City Attorney Dennis Herrera confers with his staff at the hearing
City Attorney Dennis Herrera confers with his staff at the hearing

The ACCJC charges community colleges a fee for its accreditation services. That fee goes for salaries and overhead. Seems pretty simple – and the judge gave no indication that he was going to buy the ACCJC argument and shut the city’s case down.

Sclar also made a stunning claim: Even if the ACCJC had done something wrong, he said, it no longer matters, since the agency has now allowed City College to re-apply for accreditation. The school is open, he said; the conflict-of-interest provisions that were obvious problems in the original accreditation process have been changed. No harm, no foul.

I ran into John Rizzo, president of the College Board, outside the hearing, and he was shaking his head. “It’s incredible,” he said. “We have lost 20 percent of our students, teachers have lost their jobs – and he says there’s no impact of what they did?”

And, of course, as Deputy City Attorney Tom Lakritz noted, the new accreditation process is pretty shaky and allows no appeal.

Lakritz focused on the basics of the case: City College has a right to due process, and it was violated, over and over, by the ACCJC. Some facts that are not in dispute: The ACCJC didn’t follow its own policies. The federal Department of Education says the ACCJC didn’t follow proper procedures. The ACCJC has essentially admitted it screwed up and has since changed its rules.

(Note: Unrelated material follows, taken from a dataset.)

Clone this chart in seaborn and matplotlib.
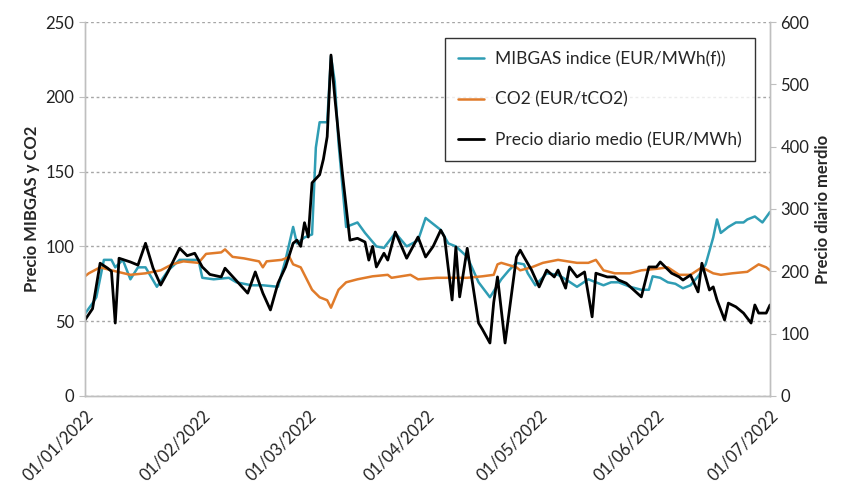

“The commission amended its bylaws to change has the process works after the DOE said it was a violation of federal rules,” he said. “This is about the integrity of the process,” he said. “We seek an opportunity for City College to get a fair accreditation.”

The way the panel selected members, the fact that the appraisal team violated its own policies (which the commission admitted and changed later), the fact that the visiting team reported that City College had, in fact, completed many of the changes that the ACCJC wanted to see … all of that adds up to an unfair process, Lakritz said.

Karnow didn’t rule on any of this from the bench. If past practices are any indication, he’ll issue a written decision within the next 48 hours or so. My guess is that he won’t even consider the ACCJC’s motion for summary judgment, and will set this for trial.

At which point even more information will come out that will damage the ACCJC’s reputation and push the agency even further toward profound change or extinction.

If the accreditors had any sense, they’d cut their losses: Settle with Herrera, restore CCSF’s accreditation, and live to fight another day. Because I’m not sure the agency will survive a full public trial.